Sur les frais liés au litige :

15. Les dispositions de l'article L. 761-1 du code de justice administrative font obstacle à ce que soit mise à la charge de l'Etat et de la commune d'Anse, qui ne sont pas parties perdantes dans la présente instance, la somme que la société Brico Calade demande au titre des frais exposés et non compris dans les dépens.

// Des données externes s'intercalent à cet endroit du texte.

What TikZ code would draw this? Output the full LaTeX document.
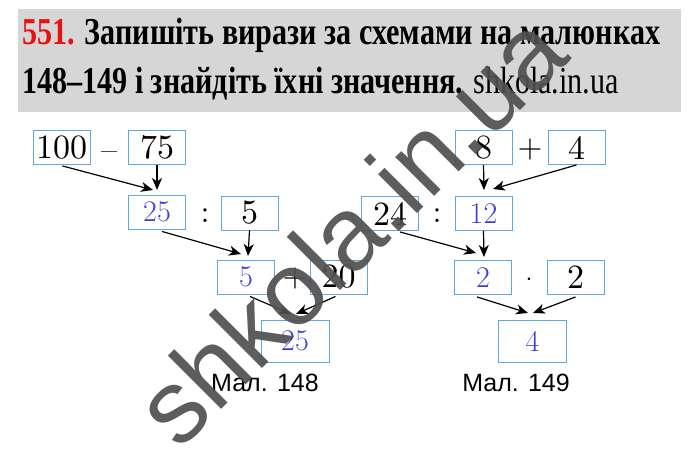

16. Il y a lieu, dans les circonstances de l'espèce, de mettre à la charge de la requérante le versement à la commune d'Anse et à la SCCV Anse Développement d'une somme de 2 000 euros chacune sur le fondement des mêmes dispositions.


DECIDE :
Article 1er : Le jugement n° 1909534 du 17 juin 2021 du tribunal administratif de Lyon est annulé.
Article 2 : La demande présentée par la société Brico Calade devant le tribunal administratif de Lyon et ses conclusions présentées devant la cour au titre de l'article L. 761-1 du code de justice administrative sont rejetées.
Article 3 : La société Brico Calade versera la somme de 2 000 euros à la commune d'Anse sur le fondement de l'article L. 761-1 du code de justice administrative.
Article 4 : La société Brico Calade versera la somme de 2 000 euros à la SCCV Anse Développement sur le fondement de l'article L. 761-1 du code de justice administrative.
Article 5 : Le présent arrêt sera notifié à la société Brico Calade, à la commune d'Anse, à la société Anse Développement, à la présidente de la Commission nationale d'aménagement commercial et au préfet du Rhône.
Délibéré après l'audience du 23 février 2023 à laquelle siégeaient :
M. Bourrachot, président de chambre,
Mme Dèche, présidente assesseure,
Mme Rémy-Néris, première conseillère.

Rendu public par mise à disposition au greffe, le 16 mars 2023.

La rapporteure,




V. Rémy-NérisLe président,




F. Bourrachot
La greffière,
A-C. Ponnelle

La République mande et ordonne au ministre de l'intérieur et des outre-mer, au ministre de la transition écologique et de la cohésion des territoires en ce qui les concerne ou à tous commissaires de justice à ce requis en ce qui concerne les voies de droit commun contre les parties privées de pourvoir à l'exécution de la présente décision.